We are also planning to sell this online collection through a selected number of our regular retailers. This gives consumers the chance to go into a store to try it on. We are starting with three models. This is one step where we can partner with our retailers to sell online.
Since we manage our own production, we have to control our inventory. People who buy online want to have a watch the next day. You cannot have them wait for six weeks. Also, you need to be available 24 hours a day when you sell online. People tend to buy in the evenings when they buy online. Plus, you need to make the online experience quick and uncomplicated.
I do see that in five years there will be fewer brick-and-mortar retailers. Sales and margins are difficult, the big watch groups and bigger retailers have much more money and rents will continue to increase in good retail locations.
Does Mühle-Glashütte compete with the Apple watch?
Our biggest challenge is to find out what younger people want to wear. We have to make an emotional appeal. We need to tell them that with our brand they get a high-precision, handcrafted mechanical watch not requiring outside energy.
Has Mühle-Glashütte expanded in the United States?
Yes. When collectors are ready to expand their collections into German watches we offer them something special.
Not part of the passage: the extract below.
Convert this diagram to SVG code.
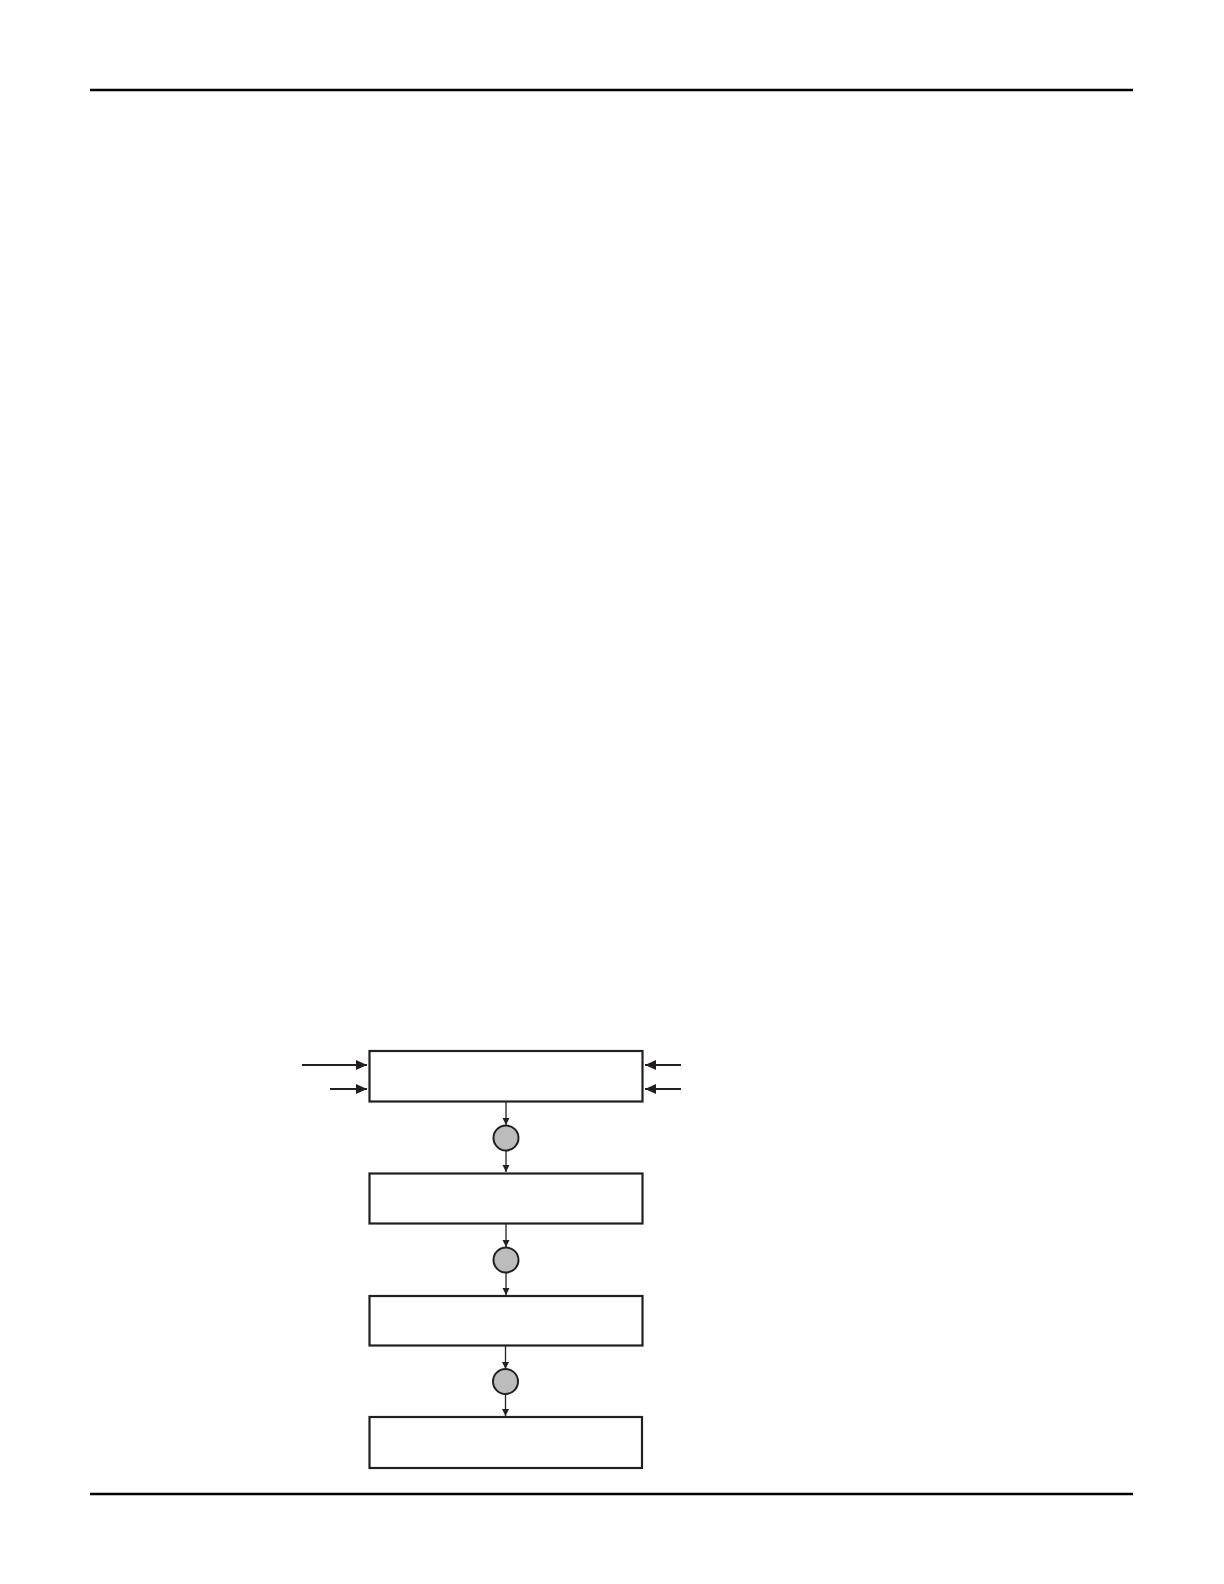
<svg xmlns="http://www.w3.org/2000/svg" width="1224" height="1584" viewBox="0 0 1224 1584">
<style>
.rule{stroke:#000;stroke-width:2.6}
.box{fill:#fff;stroke:#231f20;stroke-width:2.2}
.node{fill:#bcbcbc;stroke:#231f20;stroke-width:2}
.thin{stroke:#231f20;stroke-width:1.3;fill:none}
.thick{stroke:#231f20;stroke-width:2.2;fill:none}
</style>
<defs>
<marker id="sm" markerWidth="8" markerHeight="8" refX="7" refY="4" orient="auto" markerUnits="userSpaceOnUse">
<path d="M0,0.5 L7,4 L0,7.5 Z" fill="#231f20"/>
</marker>
<marker id="lg" markerWidth="12" markerHeight="12" refX="11" refY="6" orient="auto" markerUnits="userSpaceOnUse">
<path d="M0,1 L11,6 L0,11 Z" fill="#231f20"/>
</marker>
</defs>
<rect width="1224" height="1584" fill="#fff"/>
<line class="rule" x1="90" y1="90" x2="1133" y2="90"/>
<line class="rule" x1="90" y1="1494" x2="1133" y2="1494"/>
<g id="connectors">
<line class="thick" x1="302" y1="1065" x2="367" y2="1065" marker-end="url(#lg)"/>
<line class="thick" x1="330" y1="1089" x2="367" y2="1089" marker-end="url(#lg)"/>
<line class="thick" x1="681" y1="1065" x2="645" y2="1065" marker-end="url(#lg)"/>
<line class="thick" x1="681" y1="1089" x2="645" y2="1089" marker-end="url(#lg)"/>
<line class="thin" x1="506" y1="1102" x2="506" y2="1125" marker-end="url(#sm)"/>
<line class="thin" x1="506" y1="1151" x2="506" y2="1172" marker-end="url(#sm)"/>
<line class="thin" x1="506" y1="1224" x2="506" y2="1247" marker-end="url(#sm)"/>
<line class="thin" x1="506" y1="1273" x2="506" y2="1295" marker-end="url(#sm)"/>
<line class="thin" x1="505.5" y1="1346" x2="505.5" y2="1369" marker-end="url(#sm)"/>
<line class="thin" x1="505.5" y1="1394" x2="505.5" y2="1416" marker-end="url(#sm)"/>
</g>
<g id="box1"><rect class="box" x="369.5" y="1051" width="273" height="50.5"/></g>
<g id="node1"><circle class="node" cx="506" cy="1138" r="12.5"/></g>
<g id="box2"><rect class="box" x="369.5" y="1173.5" width="273" height="50"/></g>
<g id="node2"><circle class="node" cx="506" cy="1260" r="12.5"/></g>
<g id="box3"><rect class="box" x="369.5" y="1296" width="273" height="49.5"/></g>
<g id="node3"><circle class="node" cx="505.5" cy="1381.5" r="12.5"/></g>
<g id="box4"><rect class="box" x="369.5" y="1417" width="272.5" height="51"/></g>
</svg>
We now have twenty locations that sell our watches in the United States.
How does the design process work at your company?
I have two people in our graphic design department who create the design, and at the end of the process we have five people who decide on the final version. And of course we have to be aware of the production possibilities or constraints. Sometimes we use outside designers for a fresh view into our collection. But you must find a designer that loves your brand.
Does Mühle-Glashütte plan to make complicated watches?
Nobody who collects our watches has asked us to do a complicated watch. For me it is more interesting to develop new modules for our watches, using other movements inside. With a new module, we get the opportunity to create an entirely new design to present that function. We also make wall clocks, navigation and ship clocks. It is a small part of the business, but an important one.
The watch industry used to say, “this is what we have, and this is what you will buy.” That thinking is now changing. We are happy to make special editions. We listen to consumers, and we are careful to be sure that the consumer knows we are listening.
Why should a collector buy a Mühle-Glashütte watch over another watch in the same price range?
Because the buyer will get a watch with a soul.
We spend our energy and our emotions into the quality of each watch, and you can feel that with each of our watches. Also we offer great value and high quality.
In Glashütte, you can’t make a cheap watch. For example, eighty percent of our cases we buy in Germany. Most companies (in our price range) will buy from cheaper sources. I think you can tell the difference. When you spend $2,000 or $3,000 on a watch, you should be buying a quality watch, not contributing to a marketing budget. Also, not everybody will have a Mühle-Glashütte watch.